The collapse of credit worldwide which precipitated our present economic crisis has also resulted in the loss of access to credit for ordinary people, who are now forced to live within their means. The means of ordinary people are shrinking as companies, stung by failing revenues and their own lack of access to credit, lay off ever larger numbers of employees. The increasing layoffs and downward pressure on living standards are the evidence of a shrinking global economy and shrinking American access to the goods and services provided by that global economy.
A word about point #2 above is in order. Some analysts and “collapse thinkers” have voiced the possibility of a sudden, near-term collapse of the arrangements which underlie the American lifestyle – perhaps through a massive sell-off of foreign-held U.S. debt, or a Federal default on U.S. debt, or a sudden crash in oil production or oil exports. If that happens, there will be a swift and sudden decline in the standard of living of most Americans, since we depend on imported goods for so many things. To cite just one example of the scale of this decline, consider what would happen if the American five percent of the world's population that now uses 40 percent of the world's oil woke up one day to find that they now had access to only five percent of the world's oil. On a per capita basis, this would be roughly equivalent to each American finding out that his or her income had suddenly been cut to one-eighth its former value.
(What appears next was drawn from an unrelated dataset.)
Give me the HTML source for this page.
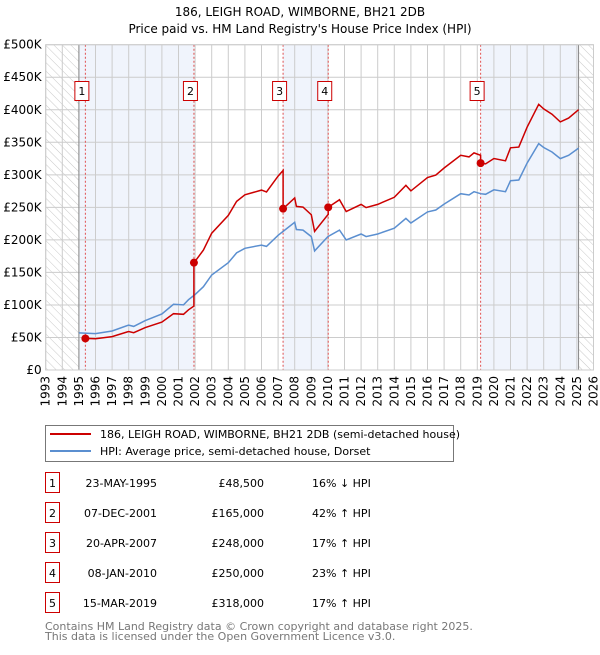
<!DOCTYPE html>
<html><head><meta charset="utf-8"><style>
body{margin:0;background:#fff;}
svg text{font-family:"DejaVu Sans","Liberation Sans",sans-serif;}
</style></head><body>
<svg id="c" width="600" height="650" viewBox="0 0 600 650" xmlns="http://www.w3.org/2000/svg">
<defs><pattern id="hatch" width="6" height="6" patternUnits="userSpaceOnUse" patternTransform="rotate(-45)"><line x1="0" y1="0" x2="0" y2="6" stroke="#bbb" stroke-width="0.8"/></pattern></defs>
<text x="300" y="16" text-anchor="middle" font-size="12">186, LEIGH ROAD, WIMBORNE, BH21 2DB</text>
<text x="300" y="33" text-anchor="middle" font-size="12">Price paid vs. HM Land Registry's House Price Index (HPI)</text>
<g id="plot"></g>
<g>
<rect x="45.5" y="425.5" width="408" height="36" fill="#fff" stroke="#777"/>
<line x1="50" y1="434" x2="91" y2="434" stroke="#cc0000" stroke-width="2"/>
<text x="100" y="438" font-size="11">186, LEIGH ROAD, WIMBORNE, BH21 2DB (semi-detached house)</text>
<line x1="50" y1="451" x2="91" y2="451" stroke="#5b8fd0" stroke-width="2"/>
<text x="100" y="455" font-size="11">HPI: Average price, semi-detached house, Dorset</text>
</g>
<g id="table"></g>
<text x="45" y="630" font-size="11" fill="#777">Contains HM Land Registry data © Crown copyright and database right 2025.</text>
<text x="45" y="640" font-size="11" fill="#777">This data is licensed under the Open Government Licence v3.0.</text>
</svg>
<script>
const hpiYears=[1995.0,1996.0,1997.0,1998.0,1998.3,1999.0,2000.0,2000.7,2001.3,2001.6,2002.0,2002.5,2003.0,2004.0,2004.5,2005.0,2006.0,2006.3,2007.0,2007.3,2008.0,2008.1,2008.5,2009.0,2009.2,2010.0,2010.7,2011.1,2012.0,2012.3,2013.0,2014.0,2014.7,2015.0,2016.0,2016.5,2017.0,2018.0,2018.5,2018.8,2019.2,2019.5,2020.0,2020.7,2021.0,2021.5,2022.0,2022.7,2023.0,2023.5,2024.0,2024.5,2025.1];
const hpiValues=[57,56,60,69,67,76,86,101,100,108,116,128,146,165,180,187,192,190,207,213,227,216,215,205,183,205,215,200,209,205,209,218,233,226,243,246,255,271,269,274,271,270,277,274,291,292,318,348,342,335,325,330,341];
const saleYears=[1995.39,2001.93,2007.30,2010.02,2019.20];
const salePrices=[48500,165000,248000,250000,318000];
const saleLabels=["1","2","3","4","5"];
const saleDates=["23-MAY-1995","07-DEC-2001","20-APR-2007","08-JAN-2010","15-MAR-2019"];
const salePriceText=["£48,500","£165,000","£248,000","£250,000","£318,000"];
const saleHpiText=["16% ↓ HPI","42% ↑ HPI","17% ↑ HPI","23% ↑ HPI","17% ↑ HPI"];
const yTicks=[0,50,100,150,200,250,300,350,400,450,500];
const yTickLabels=["£0","£50K","£100K","£150K","£200K","£250K","£300K","£350K","£400K","£450K","£500K"];
const xTicks=[1993,1994,1995,1996,1997,1998,1999,2000,2001,2002,2003,2004,2005,2006,2007,2008,2009,2010,2011,2012,2013,2014,2015,2016,2017,2018,2019,2020,2021,2022,2023,2024,2025,2026];

const NS="http://www.w3.org/2000/svg";
const L=45.7,R=593.5,T=44.7,B=370;
const X=y=>L+(y-1993)/(2026-1993)*(R-L);
const Y=v=>B-v/500*(B-T);
function mk(tag,attrs,parent){const e=document.createElementNS(NS,tag);for(const k in attrs)e.setAttribute(k,attrs[k]);parent.appendChild(e);return e;}
const plot=document.getElementById('plot');
function hpiAt(t){for(let i=0;i<hpiYears.length-1;i++){if(t<=hpiYears[i+1]){const f=(t-hpiYears[i])/(hpiYears[i+1]-hpiYears[i]);return hpiValues[i]+f*(hpiValues[i+1]-hpiValues[i]);}}return hpiValues[hpiValues.length-1];}
const dataEnd=hpiYears[hpiYears.length-1];
const bandStarts=[hpiYears[0],saleYears[2],saleYears[4]];
const bandEnds=[saleYears[1],saleYears[3],dataEnd];
for(let i=0;i<bandStarts.length;i++){
 const r=mk('rect',{x:X(bandStarts[i]),y:T,width:X(bandEnds[i])-X(bandStarts[i]),height:B-T,fill:'#f0f4fc'},plot);
 
 
}
const h1=mk('rect',{x:L,y:T,width:X(hpiYears[0])-L,height:B-T,fill:'url(#hatch)'},plot);


const h2=mk('rect',{x:X(dataEnd),y:T,width:R-X(dataEnd),height:B-T,fill:'url(#hatch)'},plot);


xTicks.forEach(t=>{
 mk('line',{x1:X(t),y1:T,x2:X(t),y2:B,stroke:'#ccc','stroke-width':1},plot);
 const tx=mk('text',{x:0,y:0,'font-size':12,'text-anchor':'end',transform:`translate(${X(t)+4},${B+6}) rotate(-90)`},plot);
 tx.textContent=t;
 
 
});
yTicks.forEach((v,i)=>{
 mk('line',{x1:L,y1:Y(v),x2:R,y2:Y(v),stroke:'#ccc','stroke-width':1},plot);
 const tx=mk('text',{x:L-4,y:Y(v)+4,'font-size':12,'text-anchor':'end'},plot);
 tx.textContent=yTickLabels[i];
 
 
});
mk('line',{x1:X(hpiYears[0]),y1:T,x2:X(hpiYears[0]),y2:B,stroke:'#888'},plot);
mk('line',{x1:X(dataEnd),y1:T,x2:X(dataEnd),y2:B,stroke:'#888'},plot);
saleYears.forEach((s,i)=>{
 mk('line',{x1:X(s),y1:T,x2:X(s),y2:B,stroke:'#e05050','stroke-dasharray':'2,2','stroke-width':1},plot);
 const g=mk('g',{},plot);
 
 
 mk('rect',{x:X(s)-10.5,y:81.5,width:14,height:19,fill:'#fff',stroke:'#cc0000'},g);
 const t=mk('text',{x:X(s)-3.5,y:95,'font-size':11,'text-anchor':'middle'},g);t.textContent=saleLabels[i];
});
let d='';hpiYears.forEach((t,i)=>{d+=(i?'L':'M')+X(t).toFixed(1)+','+Y(hpiValues[i]).toFixed(1);});
const hp=mk('path',{d:d,fill:'none',stroke:'#5b8fd0','stroke-width':1.5},plot);


let pd='';
const pts=[];
for(let k=0;k<saleYears.length;k++){
 const ratio=salePrices[k]/1000/hpiAt(saleYears[k]);
 const end=k<saleYears.length-1?saleYears[k+1]:dataEnd;
 pts.push([saleYears[k],salePrices[k]/1000]);
 hpiYears.forEach((t,i)=>{if(t>saleYears[k]&&t<end)pts.push([t,hpiValues[i]*ratio]);});
 pts.push([end,hpiAt(end)*ratio]);
}
pts.forEach((p,i)=>{pd+=(i?'L':'M')+X(p[0]).toFixed(1)+','+Y(p[1]).toFixed(1);});
const pp=mk('path',{d:pd,fill:'none',stroke:'#cc0000','stroke-width':1.5},plot);


saleYears.forEach((s,i)=>{
 const c=mk('circle',{cx:X(s),cy:Y(salePrices[i]/1000),r:4,fill:'#cc0000'},plot);
 
 
});
mk('rect',{x:L,y:T,width:R-L,height:B-T,fill:'none',stroke:'#ccc'},plot);
const tb=document.getElementById('table');
saleDates.forEach((dt,i)=>{
 const y=483+i*30;
 const g=mk('g',{},tb);
 
 
 mk('rect',{x:45.5,y:y-10.5,width:14,height:20,fill:'#fff',stroke:'#cc0000'},g);
 let t=mk('text',{x:52.5,y:y+4,'font-size':11,'text-anchor':'middle'},g);t.textContent=saleLabels[i];
 t=mk('text',{x:157,y:y+4,'font-size':11,'text-anchor':'end'},g);t.textContent=dt;
 t=mk('text',{x:264,y:y+4,'font-size':11,'text-anchor':'end'},g);t.textContent=salePriceText[i];
 t=mk('text',{x:312,y:y+4,'font-size':11},g);t.textContent=saleHpiText[i];
});
</script>
</body></html>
Now a per capita estimate of the effects of such a collapse is necessarily flawed, as wealth is not equally distributed in this country. Nor is access to wealth. In the event of such a crisis, it follows that some people would hardly be affected, while a large number of people would be thrown into grinding poverty. Yet it seems quite likely that whether this happens suddenly or gradually, our nation is moving toward a condition in which we have access only to our fair share of the world's resource base – and that the non-renewable part of that base will be continually shrinking. Under these conditions, the sort of small businesses that survive will be those whose proprietors offer necessary goods and services at an affordable price, and who are able to stay in business because they have scaled their own needs back to a level that's sustainable over the long haul.
Here then are some good questions: Could you live on an income that's one-eighth or less of your present income? If not, what steps could you take to simplify your life so that you could live on a drastically reduced income? How much can the citizens of your locality actually afford for the goods and services you propose to sell them? Are these goods and services really so essential or beneficial that people are likely to buy them?